Coordinate singularities and coordinate transformations

[jinbaw]

I have a metric of the form $$ds^2 = (1-r^2)dt^2 -\frac{1}{1-r^2}dr^2-r^2 d\theta^2 - r^2 sin^2\theta d\phi^2$$

A singularity exists at $$r=\pm 1$$. By calculating $$R^{abcd}R_{abcd}$$ i found out that this singularity is a coordinate singularity.

I found the geodesic equations for radial photons and performed the eddington-finkelstein coordinate transformation.

my metric turns out to be:

$$ds^2 = (1-r^2)dudv-r^2 d\theta^2 - r^2 sin^2\theta d\phi^2$$

where u and v are the constants of integration for the outgoing and incoming radial photons.

I also took a further coordinate transformation where T=(u+v)/2 and X = (u-v)/2

and the metric takes the form:

$$ds^2 = (1-r^2)dT^2-(1-r^2)dX^2-r^2 d\theta^2 - r^2 sin^2\theta d\phi^2$$

However for $$r=\pm 1$$ the metric still does not behave properly.

Do you suggest any other coordinate transformation? Thank you.

 

[Dale]

In what way does it not behave properly? There does not appear to be a singularity. (I didn't check your math)

 

[bcrowell]

A singularity exists at $$r=\pm 1$$. By calculating $$R^{abcd}R_{abcd}$$ i found out that this singularity is a coordinate singularity.

First I wanted to point out a couple of things about this part of your post.

One is that just because a particular curvature scalar is not singular, that doesn't mean that there's no singularity there. Only the converse is true: if some curvature scalar *does* blow up, then the singularity *isn't* just a coordinate singularity. Also, note that the Kretchmann invariant isn't the only curvature scalar that can be constructed from the Riemann tensor.

The other is that I doubt that it makes sense to refer to r=-1. I'm pretty sure your solution can't be continued to negative r.

Anyway, getting back to your question, one thing I would suggest is that before you start doing coordinate transformations that are analogous to the ones that we know are helpful in the case of the Schwarzschild metric, I would suggest seeing if you can transform to coordinates such that at large r, the metric is flat. When you calculated the Kretchmann invariant, how did you find that it depended on r and t? This would help in figuring out if there is an asymptotically flat part of your spacetime somewhere. If you can find a relation between r and t such that the Kretchmann invariant vanishes, then presumably that is where asymptotically flat infinity is hiding. Note that r is timelike for large r.

Is this a vacuum solution with zero cosmological constant?
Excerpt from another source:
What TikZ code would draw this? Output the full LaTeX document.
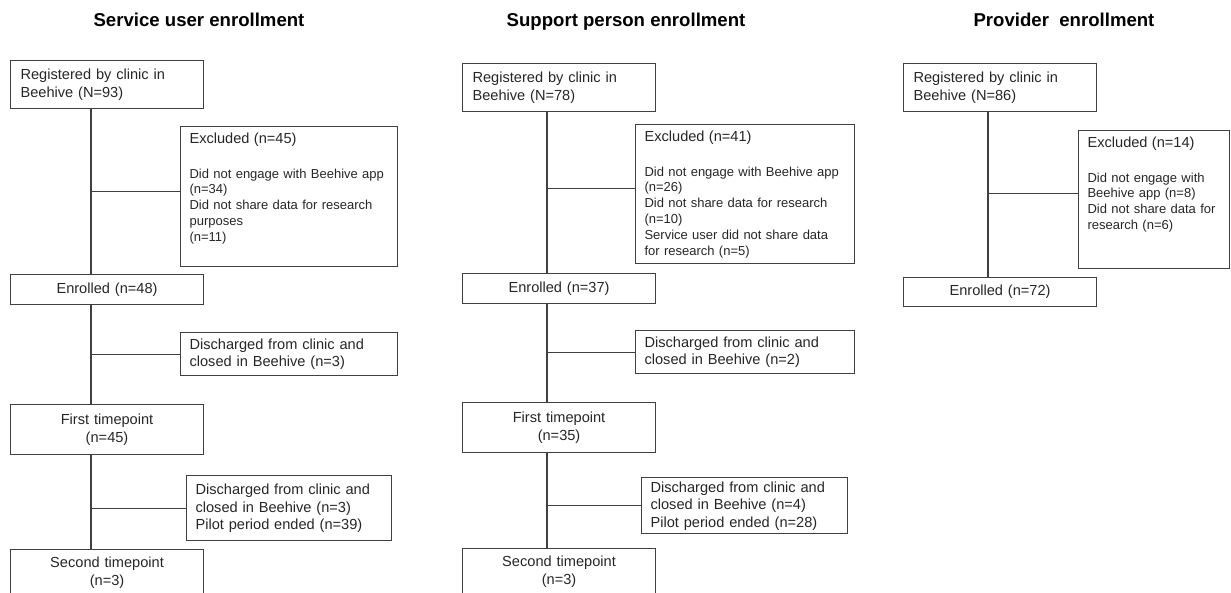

If so, then I think Birkhoff's theorem says it has to be the Schwarzschild solution written in unusual coordinates, and you can probably locate the Schwarzschild singularity by looking for a relation between r and t such that the Kretchmann invariant blows up.

 

[jinbaw]

1. Actually, yes you're right i can't take r = -1.
2. I do have a cosmological constant + a gauss-bonnet term.
3. To detect the singularities, i look at my metric and check at what values of r it might blow up. Then, i look at the kretchmann invariant to check whether the singularities are real or coordinate. IS there any other way to find the singularities of my metric?

 

[Ich]

Your metric is de Sitter. There are horizons, but no singularities.

 

[jinbaw]

Your metric is de Sitter. There are horizons, but no singularities.

Can you explain more? :)

 

[jinbaw]

so what i have is only points at which the r coordinate becomes timelike and the t coordinate becomes spacelike. This is what happens at r=1. But, i do not have real singularities similar to r=0 in schwarzschild. right?

if i want to think of some test particle that exists in my spacetime, it would not have any "odd" behavior?

 

[Ich]

Can you explain more?

These are static coordinates for http://en.wikipedia.org/wiki/De_Sitter_space#Static_coordinates". A flat slicing of the same spacetime is an FRWL spacetime, with cosmological constant and exponential expansion. It's close to our own universe, now that expansion is accelerating.